Bits & Pieces... by David Sundman

Photographing the Silver Explosion

[image: William Henry Jackson]

Born in 1843, William Henry Jackson began as a colorist in the studio of A.S. Holmes, Troy, N.Y. and as an assistant to A. F. Styles of Rutland, Vermont. He was to become the best known of the 19th century western-landscape photographers. He is said to have taken 54,000 negatives. W. H. Jackson served in the Civil War for a year. At age 23, in 1866, he left Vermont for the west, sketching camp life, but taking no photographs. In California, he signed on with an outfit herding horses east. Three months later he arrived with his brother Edward in Omaha, Nebraska.

There he settled in 1867, founding Jackson Brothers Studio, and began his life as a professional photographer. In 1870 he became a full-time U.S. government employee, joining the U.S. Geological Survey. He sold his Omaha gallery in 1872.

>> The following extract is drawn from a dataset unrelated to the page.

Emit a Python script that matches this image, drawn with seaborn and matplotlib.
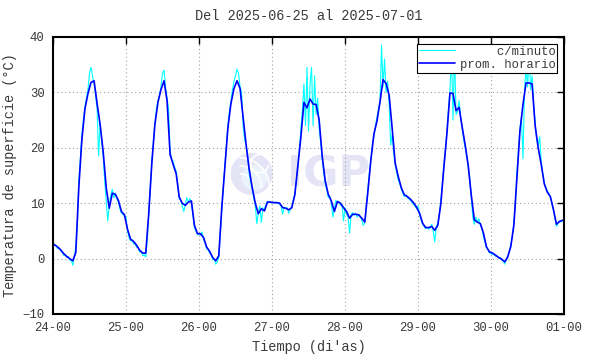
import numpy as np
import pandas as pd
import matplotlib
matplotlib.use('Agg')
import matplotlib.pyplot as plt
import seaborn as sns
from matplotlib.patches import Ellipse, Arc

# Hourly means (prom. horario), one value per hour, centred on the half hour
prom_24 = [2.5, 2.1, 1.6, 0.9, 0.4, 0.0, -0.4, 1.1, 13.0, 21.5, 27.0, 29.8,
           31.8, 32.1, 28.0, 24.2, 19.3, 12.8, 9.1, 11.8, 11.6, 10.5, 8.5, 7.9]
prom_25 = [5.3, 3.5, 3.1, 2.4, 1.5, 1.0, 1.0, 8.3, 17.3, 24.2, 28.2, 30.5,
           32.1, 28.5, 18.8, 17.0, 15.3, 11.1, 10.0, 9.6, 10.2, 10.4, 6.0, 4.5]
prom_26 = [4.5, 3.8, 2.1, 1.3, 0.2, -0.4, 0.5, 9.3, 16.5, 23.6, 28.0, 30.7,
           32.1, 30.7, 25.5, 20.5, 16.1, 12.8, 10.0, 8.1, 9.0, 8.6, 10.2, 10.2]
prom_27 = [10.1, 10.1, 10.0, 9.2, 9.1, 8.8, 9.2, 11.5, 16.8, 22.0, 28.2, 27.2,
           28.8, 27.9, 27.8, 25.0, 18.5, 14.0, 11.6, 10.4, 8.5, 10.3, 10.0, 9.2]
prom_28 = [8.5, 7.3, 8.0, 8.0, 7.9, 7.3, 6.6, 12.0, 17.8, 22.5, 24.8, 28.3,
           32.3, 31.6, 29.5, 23.5, 17.2, 14.8, 12.8, 11.5, 11.2, 10.7, 10.1, 9.3]
prom_29 = [8.2, 6.4, 5.6, 5.6, 5.8, 5.1, 6.0, 9.9, 16.5, 22.6, 29.9, 29.8,
           26.7, 27.3, 23.8, 20.5, 16.8, 11.5, 7.0, 6.6, 6.3, 4.6, 2.1, 1.2]
prom_30 = [1.0, 0.6, 0.2, -0.1, -0.6, 0.3, 2.2, 6.0, 14.5, 23.0, 27.8, 31.7,
           31.7, 31.5, 24.0, 20.0, 17.0, 13.5, 12.0, 11.2, 8.9, 6.2, 6.7, 6.9]

# Per-minute series (c/minuto), read every half hour
min_24 = [3.2, 2.4, 2.4, 1.8, 2.0, 1.4, 1.3, 0.6, 0.8, 0.2, 0.4, -0.3,
          -0.2, -1.2, 0.3, 2.2, 6.0, 14.0, 18.0, 22.5, 25.0, 27.5, 29.0, 30.5,
          33.5, 34.5, 33.0, 31.5, 29.5, 27.0, 18.5, 24.5, 21.5, 18.5, 14.0, 10.5,
          6.8, 9.5, 11.5, 12.5, 11.0, 11.8, 10.8, 10.2, 9.0, 8.2, 8.0, 7.6]
min_25 = [7.5, 5.0, 3.8, 3.2, 3.4, 2.6, 2.8, 2.0, 2.0, 1.2, 1.3, 0.5,
          0.7, 0.3, 3.5, 8.0, 13.0, 17.5, 21.0, 24.5, 27.0, 28.5, 29.5, 31.0,
          33.5, 34.0, 31.0, 29.0, 27.0, 19.5, 18.0, 17.5, 16.5, 15.8, 13.5, 10.8,
          10.5, 9.5, 8.5, 9.8, 11.0, 10.3, 10.8, 10.0, 8.0, 5.5, 5.0, 4.3]
min_26 = [4.5, 4.2, 4.8, 3.4, 2.8, 1.8, 1.6, 1.0, 0.8, -0.2, -0.1, -1.0,
          -0.6, 0.2, 4.5, 9.0, 13.0, 16.8, 20.5, 24.0, 26.5, 28.5, 30.5, 32.0,
          33.0, 34.2, 33.5, 31.0, 30.0, 24.0, 21.5, 20.5, 18.5, 15.5, 13.8, 12.5,
          11.0, 9.5, 6.3, 8.3, 9.5, 6.5, 9.2, 8.8, 9.8, 10.3, 10.3, 10.1]
min_27 = [10.1, 10.2, 10.0, 10.2, 10.0, 9.8, 9.5, 8.0, 9.3, 9.0, 9.2, 8.2,
          8.8, 9.4, 10.5, 11.8, 14.0, 17.0, 19.5, 23.5, 27.0, 31.5, 24.0, 34.5,
          23.0, 31.5, 34.5, 24.0, 33.0, 26.0, 29.0, 23.5, 21.0, 18.0, 15.5, 13.5,
          12.5, 11.0, 11.3, 10.0, 7.5, 9.0, 10.5, 10.0, 10.3, 9.6, 9.8, 6.8]
min_28 = [9.2, 8.0, 7.5, 4.6, 8.0, 8.3, 7.8, 8.2, 7.5, 8.0, 7.6, 7.0,
          6.0, 6.5, 9.5, 12.5, 15.5, 18.0, 20.5, 22.0, 24.0, 25.5, 27.0, 28.5,
          38.5, 31.0, 36.0, 30.0, 32.0, 28.0, 20.5, 22.5, 19.0, 17.0, 15.5, 14.2,
          13.5, 12.5, 11.8, 11.2, 11.5, 11.0, 10.8, 10.5, 10.2, 9.8, 9.5, 9.0]
min_29 = [9.5, 8.0, 7.0, 6.2, 5.8, 5.4, 5.7, 5.3, 5.5, 6.2, 5.0, 3.0,
          5.8, 6.3, 8.0, 10.5, 13.5, 16.8, 19.5, 23.0, 27.0, 30.5, 37.0, 25.0,
          37.5, 26.0, 26.5, 28.5, 25.5, 23.5, 21.5, 20.0, 18.5, 16.5, 14.5, 11.0,
          7.5, 6.2, 7.5, 6.5, 7.2, 6.0, 5.5, 4.0, 3.0, 2.0, 1.6, 1.0]
min_30 = [1.0, 0.7, 0.8, 0.4, 0.5, 0.1, 0.2, -0.3, -0.4, -1.0, -0.2, 0.5,
          1.3, 2.5, 4.0, 6.5, 10.0, 15.5, 19.5, 23.5, 25.5, 18.0, 30.0, 35.0,
          31.0, 36.5, 30.5, 33.0, 28.0, 24.5, 21.5, 20.5, 22.0, 17.5, 15.5, 13.8,
          12.8, 12.2, 11.8, 11.0, 10.0, 8.8, 7.5, 5.8, 6.4, 6.8, 6.6, 7.0, 6.8]

tick_labels = ['24-00', '25-00', '26-00', '27-00', '28-00', '29-00', '30-00', '01-00']

prom = np.array(prom_24 + prom_25 + prom_26 + prom_27 + prom_28 + prom_29 + prom_30)
minuto = np.array(min_24 + min_25 + min_26 + min_27 + min_28 + min_29 + min_30)

# time in days since 24-00
df_prom = pd.DataFrame({'t': (np.arange(len(prom)) + 0.5) / 24, 'temp': prom})
df_min = pd.DataFrame({'t': np.arange(len(minuto)) * 0.5 / 24, 'temp': minuto})

sns.set_theme(style='white')
plt.rcParams['font.family'] = ['Liberation Mono', 'DejaVu Sans Mono']
txt = '#3a3a3a'

fig = plt.figure(figsize=(5.9, 3.54), dpi=100)
ax = fig.add_axes([0.0898, 0.113, 0.8662, 0.7825])

# IGP watermark (pixel sizes converted to data units: 73 px/day, 5.54 px/degree)
px_x, px_y = 1 / 73, 1 / 5.54
cx, cy = 2.72, 15.3
ax.add_patch(Ellipse((cx, cy), 42 * px_x, 42 * px_y, facecolor='#e4e4f6',
                     edgecolor='none', zorder=0.5))
ax.add_patch(Ellipse((cx + 3 * px_x, cy - 4 * px_y), 26 * px_x, 26 * px_y,
                     facecolor='#eaf2fc', edgecolor='none', zorder=0.55))
for r in [14, 22, 30]:
    ax.add_patch(Arc((cx - 12 * px_x, cy - 14 * px_y), r * 2 * px_x, r * 2 * px_y,
                     theta1=0, theta2=90, color='white', lw=1.2, zorder=0.6))
ax.add_patch(Arc((cx + 8 * px_x, cy + 10 * px_y), 18 * px_x, 18 * px_y,
                 theta1=90, theta2=300, color='white', lw=1.2, zorder=0.6))
ax.text(3.2, 15.1, 'IGP', fontsize=31, fontweight='bold', color='#e4e4f6',
        family='DejaVu Sans', ha='left', va='center', zorder=0.5)

sns.lineplot(data=df_min, x='t', y='temp', ax=ax, color='#00ffff', lw=0.8,
             label='     c/minuto', estimator=None, sort=False, zorder=2)
sns.lineplot(data=df_prom, x='t', y='temp', ax=ax, color='#0000ff', lw=1.2,
             label='prom. horario', estimator=None, sort=False, zorder=3)

ax.set_xlim(0, 7)
ax.set_ylim(-10, 40)
ax.set_xticks(range(8))
ax.set_xticklabels(tick_labels)
ax.set_yticks(range(-10, 41, 10))
ax.grid(True, linestyle=(0, (1, 2.5)), color='#a0a0a0', lw=0.8)
ax.tick_params(direction='in', length=5, width=1, top=True, right=True,
               labelsize=8.8, colors='black', labelcolor=txt, pad=6)
for s in ax.spines.values():
    s.set_linewidth(1.5)
    s.set_color('black')

ax.set_title('Del 2025-06-25 al 2025-07-01', fontsize=9.8, color=txt, pad=12)
ax.set_xlabel("Tiempo (di'as)", fontsize=9.8, color=txt, labelpad=4)
ax.set_ylabel('Temperatura de superficie (°C)', fontsize=9.8, color=txt, labelpad=4)

leg = ax.legend(loc='upper right', fontsize=8.8, frameon=True, fancybox=False,
                edgecolor='black', framealpha=1, borderaxespad=0.55,
                handlelength=2.9, borderpad=0.15, labelspacing=0.1, handletextpad=0.4)
leg.get_frame().set_linewidth(0.8)
for t in leg.get_texts():
    t.set_color(txt)

fig.savefig('out.png', dpi=100)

[image: Tons of Colorado Mined Silver, W.H. Jackson

Discouraged with government pay, William Henry Jackson opened a studio in Denver, Colorado, in 1879. He received a commission from the Denver & Rio Grande Rail Road (D&RG R.R.) two years later, and took an extensive trip to document the efforts of the railway workers and scenic views. This stereoview is from that 1881 survey. In 1897, he became a partner in the Detroit Photographic Company, until it failed in 1924. He died in 1942 at the age of 99.



Tons of Colorado Mined Silver, circa 1880 from W.H. Jackson & Co., Photographers, 414 Larimer Street, Denver, Colo.

This view shows the enormous quantity of silver being shipped out of Colorado by rail in the 1880s. Each of these bars weighed about 70 pounds. Much of this silver was to be purchased by the U.S. Treasury and shipped to the Mints to become U.S. silver dollars.